Right-wing opposition legislators in Albania set fire to chairs outside parliament on Monday in protest against the sentencing of their colleague, Ervin Salianji, to one year in prison.
Salianji, a member of the centre-right Democratic Party, was convicted of “false testimony” in a drug trafficking case involving the brother of a Socialist parliamentarian.
Judges suspected some opposition members of fabricating recordings in this case.
In a public statement, Socialist Prime Minister Edi Rama praised the court’s ruling in a case that shocked public opinion years ago.
However, the opposition views Salianji’s arrest and conviction as “a blind act of political vengeance and terror” by Prime Minister Rama.
Gazmend Bardhi, head of the Democratic Party’s parliamentary group, said the opposition would continue their fight against the Prime Minister, holding him solely responsible for the situation.
Democratic Party parliamentarians urged Albanians to gather in large numbers in Tirana on 7 October at 18:00 to protest “against the injustices of Prime Minister Edi Rama.”
Protesters are expected to block roads across the country.

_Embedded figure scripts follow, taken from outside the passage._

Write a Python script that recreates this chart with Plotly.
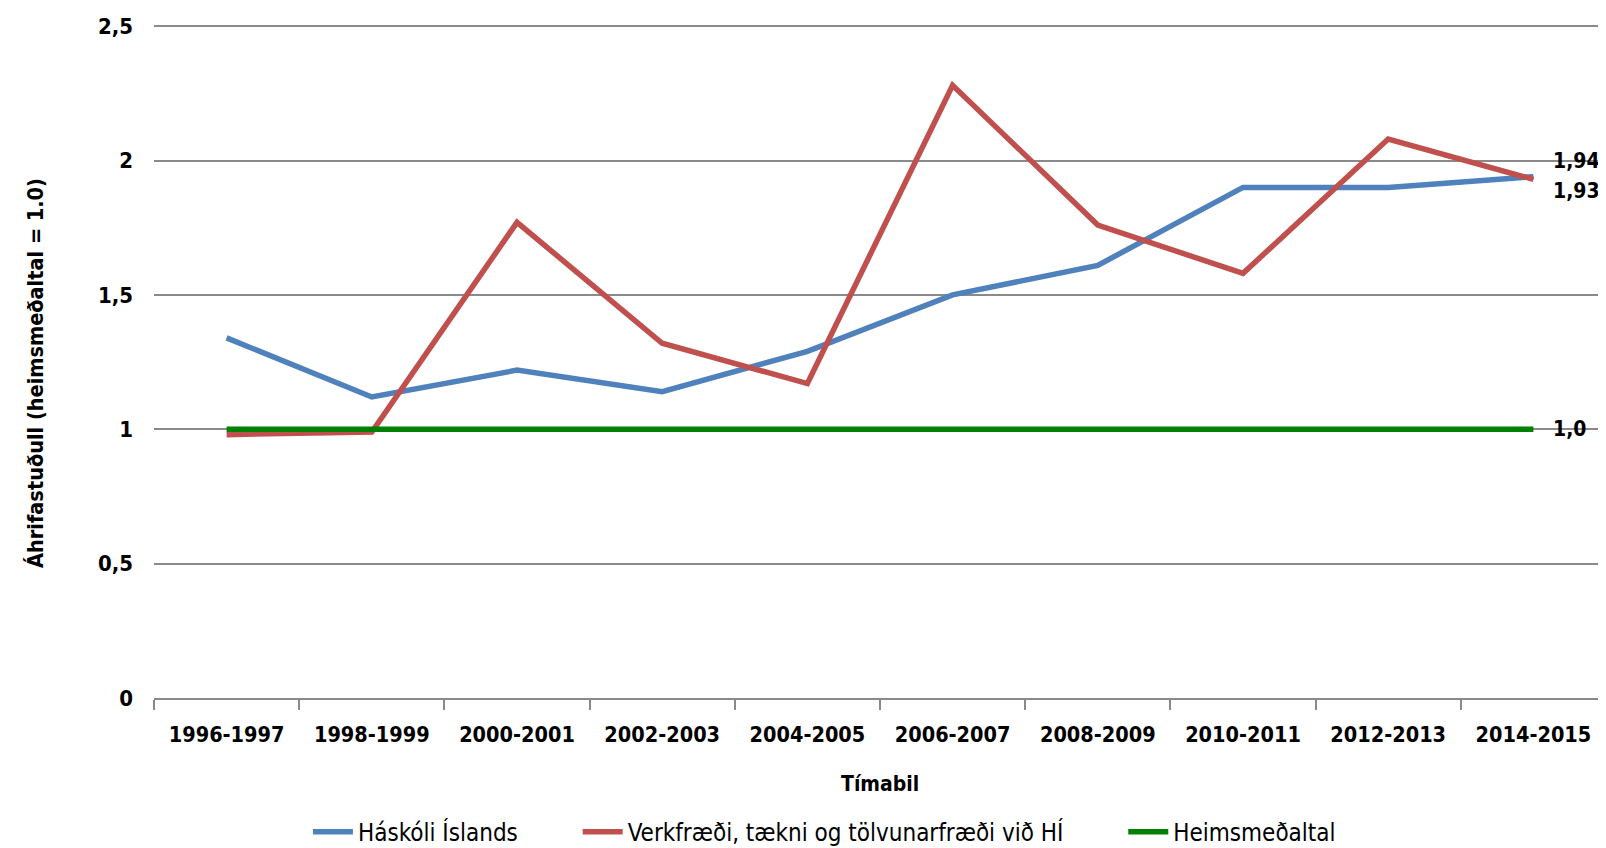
import plotly.graph_objects as go

periods = ["1996-1997", "1998-1999", "2000-2001", "2002-2003", "2004-2005",
           "2006-2007", "2008-2009", "2010-2011", "2012-2013", "2014-2015"]
haskoli = [1.34, 1.12, 1.22, 1.14, 1.29, 1.50, 1.61, 1.90, 1.90, 1.94]
verkfraedi = [0.98, 0.99, 1.77, 1.32, 1.17, 2.28, 1.76, 1.58, 2.08, 1.93]
heimsmedaltal = [1.0] * len(periods)

end_labels = ["1,94", "1,93", "1,0"]

FONT = "DejaVu Sans Condensed, Liberation Sans Narrow, sans-serif"
GRID = "#8a8a8a"
PAD = "\u00a0" * 8  # extra room between legend entries

fig = go.Figure()
fig.add_trace(go.Scatter(x=periods, y=haskoli, mode="lines", name="Háskóli Íslands" + PAD,
                         line=dict(color="#4F81BD", width=5.5)))
fig.add_trace(go.Scatter(x=periods, y=verkfraedi, mode="lines",
                         name="Verkfræði, tækni og tölvunarfræði við HÍ" + PAD,
                         line=dict(color="#C0504D", width=5.5)))
fig.add_trace(go.Scatter(x=periods, y=heimsmedaltal, mode="lines", name="Heimsmeðaltal",
                         line=dict(color="#008000", width=5.5)))

# value labels to the right of the last point
for val, txt, dy in [(haskoli[-1], end_labels[0], 16), (verkfraedi[-1], end_labels[1], -12),
                     (heimsmedaltal[-1], end_labels[2], 0)]:
    fig.add_annotation(x=periods[-1], y=val, text=f"<b>{txt}</b>", showarrow=False,
                       xanchor="left", xshift=18, yshift=dy,
                       font=dict(family=FONT, size=21, color="black"))

# axis titles
fig.add_annotation(text="<b>Tímabil</b>", xref="paper", yref="paper", x=0.5, y=0,
                   yshift=-86, showarrow=False, yanchor="middle",
                   font=dict(family=FONT, size=21, color="black"))
fig.add_annotation(text="<b>Áhrifastuðull (heimsmeðaltal = 1.0)</b>", xref="paper",
                   yref="paper", x=0, y=0.5, xshift=-119, yshift=-12, textangle=-90,
                   showarrow=False, xanchor="center", yanchor="middle",
                   font=dict(family=FONT, size=21.5, color="black"))

# page body has an 8px margin, so the figure is 8px smaller than the window
fig.update_layout(
    width=1598, height=840,
    margin=dict(l=146, r=0, t=16, b=150),
    plot_bgcolor="white", paper_bgcolor="white",
    font=dict(family=FONT, size=21, color="black"),
    showlegend=True,
    legend=dict(orientation="h", x=0.106, xanchor="left", xref="paper",
                y=0.019, yanchor="middle", yref="container",
                font=dict(family=FONT, size=24), itemwidth=40),
    xaxis=dict(
        automargin=False,
        range=[-0.5, 9.5], showgrid=False, showline=True, linecolor=GRID, linewidth=2,
        ticks="outside", tickson="boundaries", ticklen=10, tickcolor=GRID, tickwidth=2,
        ticklabelstandoff=16,
        tickfont=dict(size=21.5), tickprefix="<b>", ticksuffix="</b>",
    ),
    yaxis=dict(
        automargin=False,
        range=[0, 2.508], dtick=0.5, showgrid=True, gridcolor=GRID, gridwidth=2,
        zeroline=False, ticks="", ticklabelstandoff=20,
        tickfont=dict(size=22), tickprefix="<b>", ticksuffix="</b>",
    ),
    separators=", ",
)

fig.write_html("out.html")
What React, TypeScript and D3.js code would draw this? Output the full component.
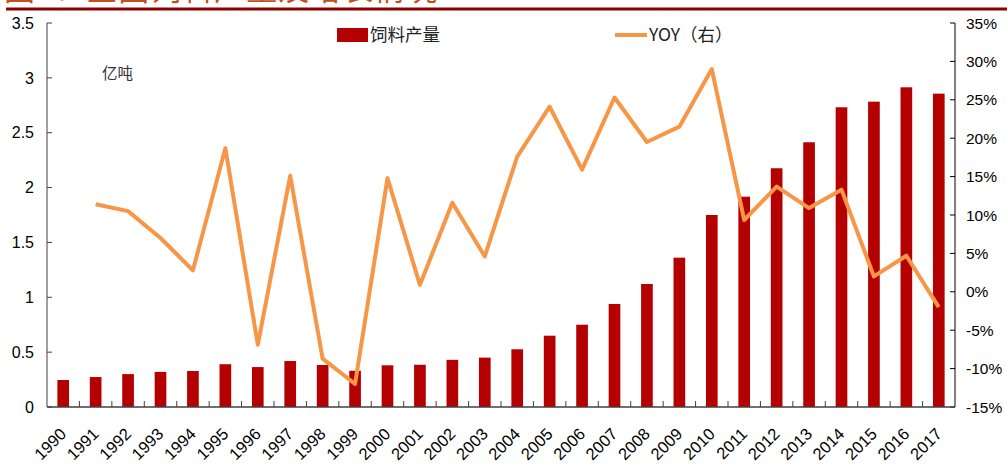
import React from "react";
import * as d3 from "d3";

const years = [
  "1990","1991","1992","1993","1994","1995","1996","1997","1998","1999",
  "2000","2001","2002","2003","2004","2005","2006","2007","2008","2009",
  "2010","2011","2012","2013","2014","2015","2016","2017",
];
const feedOutput = [
  0.246, 0.273, 0.3, 0.32, 0.328, 0.39, 0.364, 0.419, 0.383, 0.33,
  0.38, 0.385, 0.43, 0.45, 0.526, 0.65, 0.75, 0.939, 1.121, 1.361,
  1.75, 1.917, 2.176, 2.413, 2.732, 2.783, 2.914, 2.856,
];
const yoy: (number | null)[] = [
  null, 11.4, 10.5, 7.0, 2.8, 18.7, -6.9, 15.1, -8.7, -12.0,
  14.8, 0.9, 11.6, 4.6, 17.6, 24.1, 15.9, 25.3, 19.5, 21.5,
  29.0, 9.35, 13.7, 10.9, 13.3, 2.0, 4.7, -2.0,
];
const leftTicks = [0, 0.5, 1, 1.5, 2, 2.5, 3, 3.5];
const rightTicks = [-15, -10, -5, 0, 5, 10, 15, 20, 25, 30, 35];
const titleText = "图4：全国饲料产量及增长情况";
const barLabel = "饲料产量";
const lineLabel = "YOY（右）";
const unitLabel = "亿吨";

const W = 1007, H = 466;
const L = 47, R = 955, T = 23, B = 407;
const FONT = "'Liberation Sans', Arial, sans-serif";
const CJK = "'Noto Sans CJK SC', 'Liberation Sans', sans-serif";

export default function App() {
  const x = d3.scaleBand<string>().domain(years).range([L, R]).paddingInner(0).paddingOuter(0);
  const yL = d3.scaleLinear().domain([0, 3.5]).range([B, T]);
  const yR = d3.scaleLinear().domain([-15, 35]).range([B, T]);
  const bw = x.bandwidth() * 0.36;
  const line = d3
    .line<number | null>()
    .defined((d) => d !== null)
    .x((_, i) => (x(years[i]) as number) + x.bandwidth() / 2)
    .y((d) => yR(d as number));
  const axisColor = "#404040";

  return (
    <svg width={W} height={H} style={{ position: "absolute", left: 0, top: 0, background: "#fff" }}>
      <rect x={0} y={0} width={W} height={H} fill="#fff" />
      {/* title, cut off at the top edge as in the source */}
      <text x={4} y={-0.5} fontFamily={CJK} fontSize={31} fill="#C0501F" letterSpacing={1}>
        {titleText}
      </text>
      <line x1={6} x2={W} y1={9} y2={9} stroke="#8B0000" strokeWidth={3} />

      {/* bars */}
      {feedOutput.map((v, i) => {
        const cx = (x(years[i]) as number) + x.bandwidth() / 2;
        return (
          <rect key={i} x={cx - bw / 2} y={yL(v)} width={bw} height={B - yL(v)} fill="#B40000" />
        );
      })}

      {/* line */}
      <path d={line(yoy) || ""} fill="none" stroke="#F79646" strokeWidth={4} strokeLinejoin="round" />

      {/* left axis */}
      <line x1={L} x2={L} y1={T} y2={B} stroke={axisColor} strokeWidth={1} />
      {leftTicks.map((t) => (
        <g key={t}>
          <line x1={L} x2={L + 5} y1={yL(t)} y2={yL(t)} stroke={axisColor} />
          <text x={L - 13} y={yL(t)} dy="0.36em" textAnchor="end" fontFamily={FONT} fontSize={16} fill="#000">
            {t}
          </text>
        </g>
      ))}

      {/* right axis */}
      <line x1={R} x2={R} y1={T} y2={B} stroke="#000" strokeWidth={1} />
      {rightTicks.map((t) => (
        <g key={t}>
          <line x1={R - 5} x2={R} y1={yR(t)} y2={yR(t)} stroke="#000" />
          <text x={R + 11} y={yR(t)} dy="0.36em" textAnchor="start" fontFamily={FONT} fontSize={15.5} fill="#000">
            {t + "%"}
          </text>
        </g>
      ))}

      {/* bottom axis */}
      <line x1={L} x2={R} y1={B} y2={B} stroke={axisColor} strokeWidth={1.5} />
      {years.map((yr, i) =>
        i > 0 ? (
          <line key={"t" + yr} x1={x(yr) as number} x2={x(yr) as number} y1={B - 6} y2={B} stroke={axisColor} />
        ) : null
      )}
      {years.map((yr) => {
        const cx = (x(yr) as number) + x.bandwidth() / 2;
        return (
          <text
            key={yr}
            transform={`translate(${cx},${B + 24}) rotate(-45)`}
            textAnchor="end"
            dy="0.35em"
            fontFamily={FONT}
            fontSize={16.5}
            fill="#000"
          >
            {yr}
          </text>
        );
      })}

      {/* unit label */}
      <text x={102} y={73} dy="0.36em" fontFamily={CJK} fontSize={15.5} fill="#333">
        {unitLabel}
      </text>

      {/* legend */}
      <rect x={337} y={28} width={31} height={14} fill="#B40000" />
      <text x={370} y={35} dy="0.36em" fontFamily={CJK} fontSize={17.5} fill="#222">
        {barLabel}
      </text>
      <line x1={615} x2={647} y1={35} y2={35} stroke="#F79646" strokeWidth={4} />
      <text x={649} y={35} dy="0.36em" fontFamily={CJK} fontSize={17.5} fill="#222">
        {lineLabel}
      </text>
    </svg>
  );
}
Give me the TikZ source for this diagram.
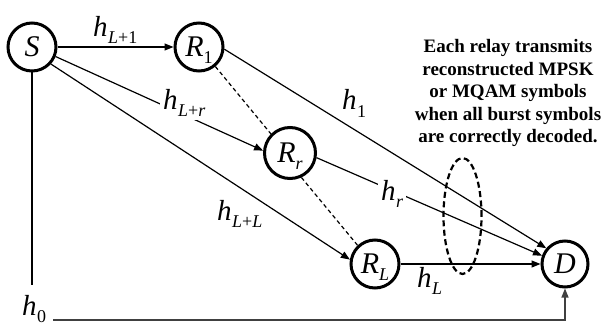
\documentclass[tikz,border=0pt]{standalone}
\usepackage{fontspec}
\setmainfont{Liberation Serif}
\usetikzlibrary{arrows.meta}
\newcommand{\hlab}[1]{\textit{h}\kern0.5pt\raisebox{-7pt}{\fontsize{18}{18}\selectfont #1}}
\newcommand{\nlab}[2]{\textit{#1}\raisebox{-7pt}[0pt][0pt]{\fontsize{18}{18}\selectfont #2}}
\begin{document}
\begin{tikzpicture}[x=1pt,y=-1pt,
  nd/.style={circle, draw, line width=3pt, minimum size=48pt, inner sep=0pt, font=\fontsize{30}{30}\selectfont},
  lab/.style={font=\fontsize{29}{29}\selectfont, inner sep=1pt, anchor=base west},
  gaplab/.style={lab, fill=white, inner xsep=3pt, inner ysep=4pt},
  conn/.style={line width=1.2pt},
  arr/.style={conn, -{Triangle[length=9pt,width=7pt]}},
  dsh/.style={line width=1.2pt, dash pattern=on 4pt off 3pt},
  note/.style={font=\fontsize{19}{22.5}\selectfont\bfseries, align=center}
]
\useasboundingbox (0,0) rectangle (605,329);

\node[nd] (S) at (32,47) {\textit{S}};
\node[nd] (R1) at (199,47) {\nlab{R}{1}};
\node[nd, minimum size=51pt] (Rr) at (290,153) {\nlab{R}{\textit{r}}};
\node[nd] (RL) at (375,264) {\nlab{R}{\textit{L}}};
\node[nd, minimum size=46pt] (D) at (565,264) {\textit{D}};

% connectors
\draw[arr] (S) -- (R1);
\draw[arr] (S.-22) -- (Rr.175);
\draw[arr] (S.-42) -- (RL.170);
\draw[arr] (R1.-5) -- (D.140);
\draw[arr] (Rr.-10) -- (D.160);
\draw[arr] (RL) -- (D);
\draw[dsh] (R1.-50) -- (Rr.135);
\draw[dsh] (Rr.-65) -- (RL.133);

\coordinate (vend) at (32,285);
\coordinate (hstart) at (53,320);
\draw[conn] (S) -- (vend);
\draw[arr, black!75] (hstart) -| (D.south);

% ellipse
\draw[line width=2.2pt, dash pattern=on 6pt off 3.5pt] (462.5,216) ellipse [x radius=19pt, y radius=58pt];

% labels
\node[lab] (hL1) at (92,37) {\hlab{\textit{L}+1}};
\node[gaplab] (hLr) at (160,109) {\hlab{\textit{L}+\textit{r}}};
\node[lab] (hLL) at (216,220) {\hlab{\textit{L}+\textit{L}}};
\node[lab] (h1) at (341,110) {\hlab{1}};
\node[gaplab] (hr) at (378,200) {\hlab{\textit{r}}};
\node[lab] (hL) at (416,287) {\hlab{\textit{L}}};
\node[lab] (h0) at (21,315) {\hlab{0}};

% note
\node[note] (txt) at (508,93) {Each relay transmits\\reconstructed MPSK\\or MQAM symbols\\when all burst symbols\\are correctly decoded.};
\end{tikzpicture}
\end{document}
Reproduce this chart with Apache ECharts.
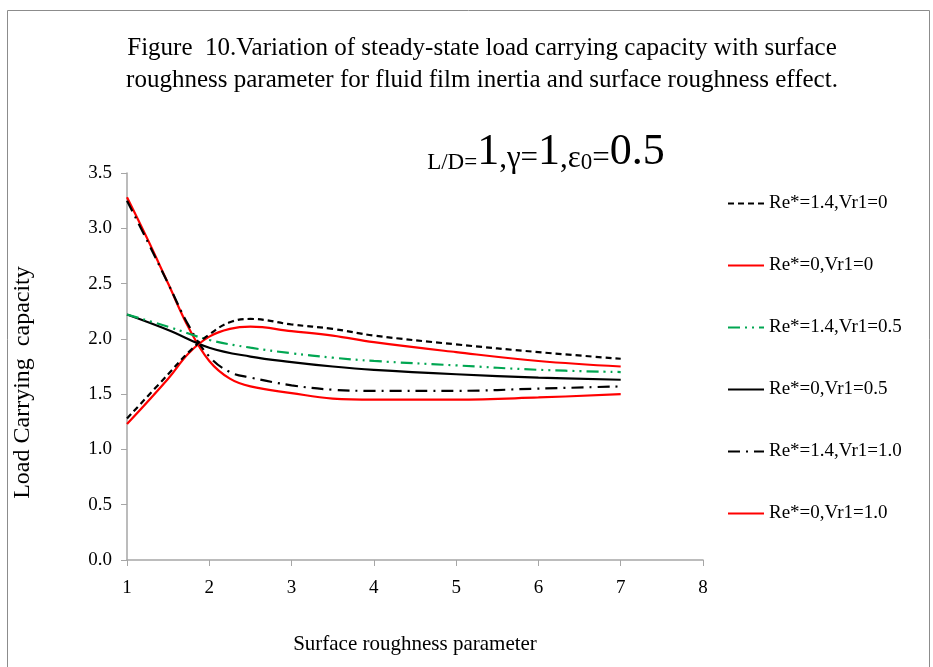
<!DOCTYPE html>
<html><head><meta charset="utf-8">
<script src="https://cdn.jsdelivr.net/npm/echarts@6/dist/echarts.min.js"></script>
<style>html,body{margin:0;padding:0;background:#fff}#c{width:933px;height:667px}</style>
</head><body><div id="c"></div>
<script>
const seriesNames = ['Re*=1.4,Vr1=0','Re*=0,Vr1=0','Re*=1.4,Vr1=0.5','Re*=0,Vr1=0.5','Re*=1.4,Vr1=1.0','Re*=0,Vr1=1.0'];
const xA = [1, 1.5, 1.75, 2, 2.25, 2.5, 3, 3.5, 4, 5, 6, 7];
const s1 = [1.28, 1.68, 1.88, 2.04, 2.15, 2.18, 2.13, 2.09, 2.03, 1.95, 1.88, 1.82];
const s2 = [1.23, 1.64, 1.87, 2.02, 2.09, 2.11, 2.07, 2.03, 1.97, 1.88, 1.80, 1.75];
const xB = [1, 1.5, 2, 2.5, 3, 3.5, 4, 5, 6, 7];
const s3 = [2.22, 2.11, 1.99, 1.92, 1.87, 1.83, 1.80, 1.76, 1.72, 1.70];
const s4 = [2.22, 2.08, 1.92, 1.84, 1.79, 1.75, 1.72, 1.68, 1.65, 1.63];
const xC = [1, 1.25, 1.5, 1.75, 2, 2.25, 2.5, 3, 3.5, 4, 5, 6, 7];
const s5 = [3.25, 2.88, 2.50, 2.12, 1.84, 1.70, 1.65, 1.58, 1.54, 1.53, 1.53, 1.55, 1.57];
const s6 = [3.28, 2.90, 2.50, 2.10, 1.80, 1.64, 1.57, 1.51, 1.46, 1.45, 1.45, 1.47, 1.50];
const xTicks = {min: 1, max: 8, interval: 1};
const yTicks = {min: 0, max: 3.5, interval: 0.5};

const zip = (xs, ys) => xs.map((x, i) => [x, ys[i]]);
const font = '"Liberation Serif","Times New Roman",serif';
const styles = [
  {color: '#000', type: [6, 4]},
  {color: '#ff0000', type: 'solid'},
  {color: '#00a651', type: [12, 5, 2, 5, 2, 5]},
  {color: '#000', type: 'solid'},
  {color: '#000', type: [12, 6, 2, 6]},
  {color: '#ff0000', type: 'solid'}
];
const dataSets = [zip(xA, s1), zip(xA, s2), zip(xB, s3), zip(xB, s4), zip(xC, s5), zip(xC, s6)];

const chart = echarts.init(document.getElementById('c'), null, {renderer: 'canvas'});
chart.setOption({
  backgroundColor: '#fff',
  animation: false,
  textStyle: {fontFamily: font},
  title: [{
    text: 'Figure  10.Variation of steady-state load carrying capacity with surface\nroughness parameter for fluid film inertia and surface roughness effect.',
    left: 477, top: 27, textAlign: 'center',
    textStyle: {fontFamily: font, fontSize: 25, fontWeight: 'normal', color: '#000', lineHeight: 32}
  }, {
    text: '{s|L/D=}{b|1}{m|,γ=}{b|1}{m|,ε}{s|0}{m|=}{b|0.5}',
    left: 541, top: 125, textAlign: 'center',
    textStyle: {fontWeight: 'normal', rich: {
      s: {fontFamily: font, fontSize: 23, fontWeight: 'normal', color: '#000', verticalAlign: 'bottom'},
      m: {fontFamily: font, fontSize: 31, fontWeight: 'normal', color: '#000', verticalAlign: 'bottom'},
      b: {fontFamily: font, fontSize: 44, fontWeight: 'normal', color: '#000', verticalAlign: 'bottom'}
    }}
  }],
  graphic: [{type: 'rect', shape: {x: 7.5, y: 10.5, width: 922, height: 665}, style: {fill: 'none', stroke: '#8c8c8c', lineWidth: 1}}],
  grid: {left: 127, top: 173, right: 230, bottom: 107},
  legend: {
    orient: 'vertical', left: 722, top: 189,
    itemWidth: 36, itemHeight: 16, itemGap: 43,
    data: seriesNames,
    itemStyle: {opacity: 0},
    textStyle: {fontFamily: font, fontSize: 19, color: '#000', padding: [0, 0, 0, 0]}
  },
  xAxis: {
    type: 'value', min: xTicks.min, max: xTicks.max, interval: xTicks.interval,
    name: 'Surface roughness parameter', nameLocation: 'middle', nameGap: 74,
    nameTextStyle: {fontFamily: font, fontSize: 21, color: '#000'},
    axisLine: {lineStyle: {color: '#a6a6a6', width: 1.5}},
    axisTick: {show: true, length: 6, lineStyle: {color: '#a6a6a6'}},
    axisLabel: {fontFamily: font, fontSize: 19, color: '#000', margin: 19},
    splitLine: {show: false}
  },
  yAxis: {
    type: 'value', min: yTicks.min, max: yTicks.max, interval: yTicks.interval,
    name: 'Load Carrying  capacity', nameLocation: 'middle', nameGap: 92,
    nameTextStyle: {fontFamily: font, fontSize: 24, color: '#000', padding: [0, 32, 0, 0]},
    axisLine: {show: true, lineStyle: {color: '#a6a6a6', width: 1.5}},
    axisTick: {show: true, length: 6, lineStyle: {color: '#a6a6a6'}},
    axisLabel: {fontFamily: font, fontSize: 19, color: '#000', margin: 15, formatter: v => v.toFixed(1)},
    splitLine: {show: false}
  },
  series: seriesNames.map((n, i) => ({
    name: n, type: 'line', data: dataSets[i], smooth: 0.4,
    symbol: 'none', showSymbol: false,
    lineStyle: {color: styles[i].color, type: styles[i].type, width: 2.2},
    itemStyle: {color: styles[i].color},
    z: 10 - i
  }))
});
</script></body></html>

Democratic Party leader and former Prime Minister Sali Berisha called the 7 October protest “the battle of our lives.”
Berisha himself is under house arrest, accused of passive corruption linked to the privatisation of a football field in the capital.
He has denied the charge, calling it “a politically motivated trial by Edi Rama” ahead of the upcoming parliamentary elections.
The next parliamentary elections are scheduled to be held in Albania by June 2025. At the last polls, held in 2021, the Socialist Party won 74 of the 140 seats in parliament, while an alliance headed by the Democratic Party won 59, while the remaining seats went to two smaller parties.